— BEGIN —

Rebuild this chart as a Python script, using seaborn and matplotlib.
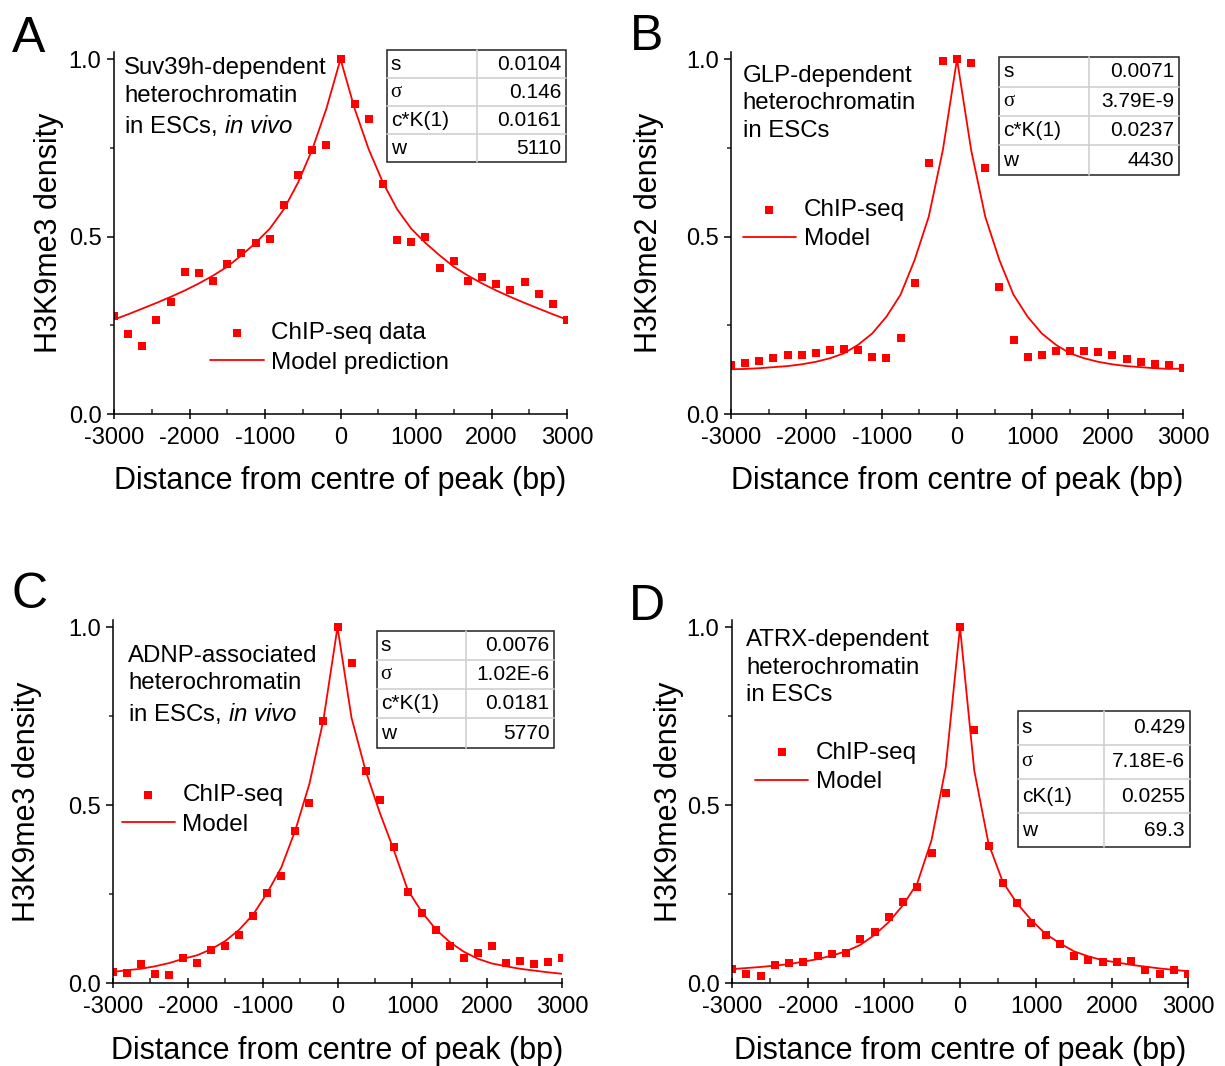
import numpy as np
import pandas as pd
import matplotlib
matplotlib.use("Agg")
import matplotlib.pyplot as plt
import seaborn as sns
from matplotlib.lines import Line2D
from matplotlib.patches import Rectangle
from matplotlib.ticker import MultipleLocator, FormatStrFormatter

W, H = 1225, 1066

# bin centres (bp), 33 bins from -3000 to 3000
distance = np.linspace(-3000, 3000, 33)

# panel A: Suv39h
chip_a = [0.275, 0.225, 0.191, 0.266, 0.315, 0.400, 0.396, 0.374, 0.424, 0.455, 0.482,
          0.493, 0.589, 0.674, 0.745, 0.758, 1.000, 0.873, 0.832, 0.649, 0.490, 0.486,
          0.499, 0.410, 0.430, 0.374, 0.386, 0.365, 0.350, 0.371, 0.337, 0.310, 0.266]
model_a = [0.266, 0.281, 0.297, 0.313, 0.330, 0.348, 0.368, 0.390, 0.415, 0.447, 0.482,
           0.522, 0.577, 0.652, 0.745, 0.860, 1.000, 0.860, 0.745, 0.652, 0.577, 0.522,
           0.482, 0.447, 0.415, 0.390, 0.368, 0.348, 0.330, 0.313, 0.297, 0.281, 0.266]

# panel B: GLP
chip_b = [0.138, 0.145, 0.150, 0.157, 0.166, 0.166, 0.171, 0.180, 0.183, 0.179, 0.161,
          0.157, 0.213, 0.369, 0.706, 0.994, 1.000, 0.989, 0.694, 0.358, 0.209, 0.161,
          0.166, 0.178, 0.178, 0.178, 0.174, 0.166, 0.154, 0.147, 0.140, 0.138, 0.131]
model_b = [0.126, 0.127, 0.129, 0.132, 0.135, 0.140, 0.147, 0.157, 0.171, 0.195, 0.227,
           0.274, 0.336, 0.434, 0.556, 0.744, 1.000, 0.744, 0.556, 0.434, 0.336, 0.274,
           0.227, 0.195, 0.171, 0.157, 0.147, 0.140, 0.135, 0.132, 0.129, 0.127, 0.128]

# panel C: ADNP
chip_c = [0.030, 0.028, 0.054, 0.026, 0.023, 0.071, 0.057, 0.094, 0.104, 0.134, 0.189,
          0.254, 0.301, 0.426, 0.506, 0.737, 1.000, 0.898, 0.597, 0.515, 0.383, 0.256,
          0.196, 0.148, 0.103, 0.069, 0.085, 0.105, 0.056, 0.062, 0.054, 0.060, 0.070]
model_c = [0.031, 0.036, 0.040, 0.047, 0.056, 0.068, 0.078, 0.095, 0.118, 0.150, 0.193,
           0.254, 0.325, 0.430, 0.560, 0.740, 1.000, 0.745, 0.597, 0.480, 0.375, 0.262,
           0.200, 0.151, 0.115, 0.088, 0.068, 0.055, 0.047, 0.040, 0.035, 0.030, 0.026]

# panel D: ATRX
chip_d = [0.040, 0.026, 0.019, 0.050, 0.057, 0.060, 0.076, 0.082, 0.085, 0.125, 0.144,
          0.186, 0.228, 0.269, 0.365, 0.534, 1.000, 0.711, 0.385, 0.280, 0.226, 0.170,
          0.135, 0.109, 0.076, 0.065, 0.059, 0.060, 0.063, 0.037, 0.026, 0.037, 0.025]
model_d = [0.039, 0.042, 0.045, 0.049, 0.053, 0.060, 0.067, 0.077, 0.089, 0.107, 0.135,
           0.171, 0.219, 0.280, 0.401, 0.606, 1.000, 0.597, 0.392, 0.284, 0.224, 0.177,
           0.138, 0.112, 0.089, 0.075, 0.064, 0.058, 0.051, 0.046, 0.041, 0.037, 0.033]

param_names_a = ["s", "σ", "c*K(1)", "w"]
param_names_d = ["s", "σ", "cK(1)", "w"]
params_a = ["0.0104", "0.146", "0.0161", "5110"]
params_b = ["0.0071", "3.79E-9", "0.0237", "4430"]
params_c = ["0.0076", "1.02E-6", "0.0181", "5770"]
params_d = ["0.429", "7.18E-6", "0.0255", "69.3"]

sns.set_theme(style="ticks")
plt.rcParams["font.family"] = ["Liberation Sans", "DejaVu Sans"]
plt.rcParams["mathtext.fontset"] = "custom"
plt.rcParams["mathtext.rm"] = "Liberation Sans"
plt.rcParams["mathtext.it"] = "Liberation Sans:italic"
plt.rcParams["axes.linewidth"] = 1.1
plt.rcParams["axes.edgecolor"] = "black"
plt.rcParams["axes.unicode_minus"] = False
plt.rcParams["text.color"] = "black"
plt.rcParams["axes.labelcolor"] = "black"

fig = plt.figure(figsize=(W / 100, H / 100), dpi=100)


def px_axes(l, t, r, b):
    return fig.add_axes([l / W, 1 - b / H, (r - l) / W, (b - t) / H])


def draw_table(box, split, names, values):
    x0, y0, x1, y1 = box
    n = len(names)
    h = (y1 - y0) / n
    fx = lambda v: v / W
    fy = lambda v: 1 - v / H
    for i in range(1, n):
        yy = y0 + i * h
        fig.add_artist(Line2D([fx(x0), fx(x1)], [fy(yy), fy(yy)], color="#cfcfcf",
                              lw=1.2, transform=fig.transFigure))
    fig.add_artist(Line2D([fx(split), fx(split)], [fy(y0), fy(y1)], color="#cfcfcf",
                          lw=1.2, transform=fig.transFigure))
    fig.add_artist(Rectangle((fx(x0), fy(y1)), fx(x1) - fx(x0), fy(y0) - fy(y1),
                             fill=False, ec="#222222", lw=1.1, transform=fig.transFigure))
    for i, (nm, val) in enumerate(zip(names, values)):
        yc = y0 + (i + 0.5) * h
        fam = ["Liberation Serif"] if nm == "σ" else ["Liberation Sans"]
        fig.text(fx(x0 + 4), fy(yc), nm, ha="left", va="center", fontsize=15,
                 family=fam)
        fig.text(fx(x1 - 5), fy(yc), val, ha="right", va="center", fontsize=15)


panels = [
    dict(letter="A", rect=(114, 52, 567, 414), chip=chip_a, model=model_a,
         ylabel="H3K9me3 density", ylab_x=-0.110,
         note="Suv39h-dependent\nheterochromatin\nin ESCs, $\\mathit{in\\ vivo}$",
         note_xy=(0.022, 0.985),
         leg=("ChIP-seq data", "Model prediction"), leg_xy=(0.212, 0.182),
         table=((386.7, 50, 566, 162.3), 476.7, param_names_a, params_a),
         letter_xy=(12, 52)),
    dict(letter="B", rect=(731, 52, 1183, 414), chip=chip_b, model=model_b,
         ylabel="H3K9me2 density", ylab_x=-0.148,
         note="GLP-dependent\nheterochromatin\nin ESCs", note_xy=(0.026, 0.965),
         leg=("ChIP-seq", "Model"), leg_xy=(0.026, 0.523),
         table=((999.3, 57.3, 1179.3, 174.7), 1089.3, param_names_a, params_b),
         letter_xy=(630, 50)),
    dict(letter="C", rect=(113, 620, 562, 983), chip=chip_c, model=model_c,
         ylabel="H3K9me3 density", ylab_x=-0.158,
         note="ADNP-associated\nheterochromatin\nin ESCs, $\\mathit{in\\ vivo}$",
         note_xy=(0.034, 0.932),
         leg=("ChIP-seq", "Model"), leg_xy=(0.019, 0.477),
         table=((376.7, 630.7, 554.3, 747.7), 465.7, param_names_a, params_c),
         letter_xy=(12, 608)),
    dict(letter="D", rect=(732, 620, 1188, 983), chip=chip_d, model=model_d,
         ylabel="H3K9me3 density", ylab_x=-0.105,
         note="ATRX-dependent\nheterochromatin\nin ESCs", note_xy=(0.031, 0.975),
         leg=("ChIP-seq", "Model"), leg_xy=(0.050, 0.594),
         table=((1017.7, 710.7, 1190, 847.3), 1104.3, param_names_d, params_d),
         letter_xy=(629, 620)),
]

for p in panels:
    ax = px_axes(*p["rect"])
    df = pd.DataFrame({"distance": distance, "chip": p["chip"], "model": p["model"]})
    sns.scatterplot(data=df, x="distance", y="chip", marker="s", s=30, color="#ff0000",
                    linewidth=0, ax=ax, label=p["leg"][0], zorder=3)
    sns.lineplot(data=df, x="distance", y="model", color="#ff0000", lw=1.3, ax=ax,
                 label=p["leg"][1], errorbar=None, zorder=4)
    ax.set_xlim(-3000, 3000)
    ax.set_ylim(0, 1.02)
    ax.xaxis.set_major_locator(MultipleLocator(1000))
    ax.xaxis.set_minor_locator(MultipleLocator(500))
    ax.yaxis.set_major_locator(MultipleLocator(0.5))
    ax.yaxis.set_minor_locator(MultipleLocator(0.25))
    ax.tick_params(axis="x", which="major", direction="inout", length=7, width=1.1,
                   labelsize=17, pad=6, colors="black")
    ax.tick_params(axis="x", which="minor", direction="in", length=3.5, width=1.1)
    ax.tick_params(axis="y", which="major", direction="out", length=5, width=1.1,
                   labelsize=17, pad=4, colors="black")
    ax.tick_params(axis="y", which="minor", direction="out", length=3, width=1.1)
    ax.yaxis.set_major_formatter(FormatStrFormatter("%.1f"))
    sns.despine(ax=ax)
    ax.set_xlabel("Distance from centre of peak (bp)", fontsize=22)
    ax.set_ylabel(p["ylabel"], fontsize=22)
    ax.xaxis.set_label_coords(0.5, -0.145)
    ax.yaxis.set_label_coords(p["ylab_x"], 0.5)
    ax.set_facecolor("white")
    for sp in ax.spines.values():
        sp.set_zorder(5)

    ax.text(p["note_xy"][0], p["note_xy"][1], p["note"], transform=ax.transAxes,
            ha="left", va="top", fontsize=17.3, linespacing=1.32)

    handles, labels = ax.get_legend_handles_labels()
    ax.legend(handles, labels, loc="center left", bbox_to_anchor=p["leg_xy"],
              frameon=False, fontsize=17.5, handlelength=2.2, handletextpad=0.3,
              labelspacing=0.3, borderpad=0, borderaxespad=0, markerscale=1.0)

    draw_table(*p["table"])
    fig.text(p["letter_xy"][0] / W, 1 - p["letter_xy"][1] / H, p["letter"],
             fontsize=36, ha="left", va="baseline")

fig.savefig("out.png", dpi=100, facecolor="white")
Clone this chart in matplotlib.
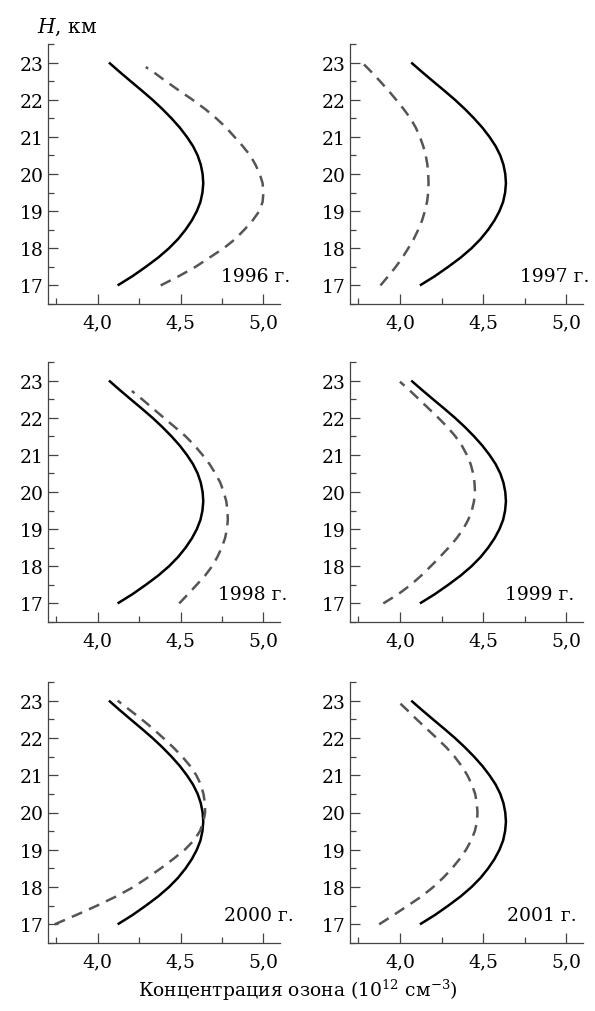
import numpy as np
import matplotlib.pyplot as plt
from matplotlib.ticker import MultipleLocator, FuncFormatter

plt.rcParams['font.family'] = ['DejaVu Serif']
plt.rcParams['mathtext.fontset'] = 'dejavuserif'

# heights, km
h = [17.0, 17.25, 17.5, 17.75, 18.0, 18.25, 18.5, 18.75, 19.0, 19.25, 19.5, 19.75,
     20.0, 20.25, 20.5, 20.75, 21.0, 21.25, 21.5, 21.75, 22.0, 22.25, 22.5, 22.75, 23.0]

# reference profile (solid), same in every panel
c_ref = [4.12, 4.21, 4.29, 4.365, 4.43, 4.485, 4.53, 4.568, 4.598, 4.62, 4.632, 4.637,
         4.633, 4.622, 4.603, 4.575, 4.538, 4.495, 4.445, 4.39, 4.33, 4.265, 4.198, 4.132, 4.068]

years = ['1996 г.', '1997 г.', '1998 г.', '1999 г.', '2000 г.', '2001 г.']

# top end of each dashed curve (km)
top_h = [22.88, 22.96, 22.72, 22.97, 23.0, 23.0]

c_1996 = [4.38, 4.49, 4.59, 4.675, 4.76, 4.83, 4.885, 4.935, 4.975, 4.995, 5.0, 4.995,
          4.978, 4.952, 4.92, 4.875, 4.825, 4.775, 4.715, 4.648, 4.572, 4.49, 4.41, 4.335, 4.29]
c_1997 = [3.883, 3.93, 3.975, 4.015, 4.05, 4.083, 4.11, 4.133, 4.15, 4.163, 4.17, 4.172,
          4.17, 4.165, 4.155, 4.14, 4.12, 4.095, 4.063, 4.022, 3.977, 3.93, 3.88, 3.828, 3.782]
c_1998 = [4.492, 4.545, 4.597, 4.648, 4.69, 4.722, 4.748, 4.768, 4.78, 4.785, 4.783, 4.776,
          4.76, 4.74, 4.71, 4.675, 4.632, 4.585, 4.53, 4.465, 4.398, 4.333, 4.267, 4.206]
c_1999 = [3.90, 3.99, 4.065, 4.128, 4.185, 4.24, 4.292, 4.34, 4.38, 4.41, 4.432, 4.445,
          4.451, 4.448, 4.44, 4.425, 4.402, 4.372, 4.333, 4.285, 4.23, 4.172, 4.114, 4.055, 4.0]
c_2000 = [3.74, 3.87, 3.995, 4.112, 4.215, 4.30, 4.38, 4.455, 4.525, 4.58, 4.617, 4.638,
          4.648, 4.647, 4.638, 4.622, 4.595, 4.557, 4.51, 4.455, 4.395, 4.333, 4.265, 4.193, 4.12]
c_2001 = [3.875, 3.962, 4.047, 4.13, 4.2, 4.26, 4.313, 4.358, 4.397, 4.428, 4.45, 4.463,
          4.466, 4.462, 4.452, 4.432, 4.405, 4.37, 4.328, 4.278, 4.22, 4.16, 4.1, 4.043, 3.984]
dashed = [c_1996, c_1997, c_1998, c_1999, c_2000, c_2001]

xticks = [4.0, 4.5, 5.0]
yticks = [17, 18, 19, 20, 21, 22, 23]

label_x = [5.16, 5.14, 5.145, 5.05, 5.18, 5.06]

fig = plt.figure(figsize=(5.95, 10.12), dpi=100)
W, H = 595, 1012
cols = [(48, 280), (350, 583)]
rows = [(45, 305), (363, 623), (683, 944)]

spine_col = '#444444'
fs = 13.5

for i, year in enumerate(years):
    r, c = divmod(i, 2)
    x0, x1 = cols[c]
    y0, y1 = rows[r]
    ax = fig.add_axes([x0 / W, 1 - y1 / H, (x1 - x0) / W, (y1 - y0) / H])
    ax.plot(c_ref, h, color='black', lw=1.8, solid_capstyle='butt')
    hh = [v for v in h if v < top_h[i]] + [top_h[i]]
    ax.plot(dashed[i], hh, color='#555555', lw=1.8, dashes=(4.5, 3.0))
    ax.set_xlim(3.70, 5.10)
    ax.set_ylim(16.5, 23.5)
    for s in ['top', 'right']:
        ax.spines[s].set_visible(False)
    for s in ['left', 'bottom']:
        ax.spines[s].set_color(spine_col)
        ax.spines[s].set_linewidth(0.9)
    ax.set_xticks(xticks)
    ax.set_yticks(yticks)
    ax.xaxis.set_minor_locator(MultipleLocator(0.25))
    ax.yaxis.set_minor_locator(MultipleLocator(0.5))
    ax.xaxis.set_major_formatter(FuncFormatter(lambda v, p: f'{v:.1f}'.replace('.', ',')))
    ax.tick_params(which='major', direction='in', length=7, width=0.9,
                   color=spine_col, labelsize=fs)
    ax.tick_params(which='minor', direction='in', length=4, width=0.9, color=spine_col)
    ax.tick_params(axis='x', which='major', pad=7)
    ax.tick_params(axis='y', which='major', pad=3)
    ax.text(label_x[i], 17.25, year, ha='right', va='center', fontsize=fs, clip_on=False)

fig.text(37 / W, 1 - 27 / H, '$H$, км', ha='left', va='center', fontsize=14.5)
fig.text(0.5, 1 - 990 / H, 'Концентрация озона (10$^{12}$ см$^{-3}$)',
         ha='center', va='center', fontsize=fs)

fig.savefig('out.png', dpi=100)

— END —

Task goal.
Copy word for word every line from the one with "Clone this chart in matplotlib." through the one with "plt.rcParams['mathtext.fontset'] = 'dejavuserif'", including both. No pictures belong in the copy.

Expected output.
Clone this chart in matplotlib.
import numpy as np
import matplotlib.pyplot as plt
from matplotlib.ticker import MultipleLocator, FuncFormatter

plt.rcParams['font.family'] = ['DejaVu Serif']
plt.rcParams['mathtext.fontset'] = 'dejavuserif'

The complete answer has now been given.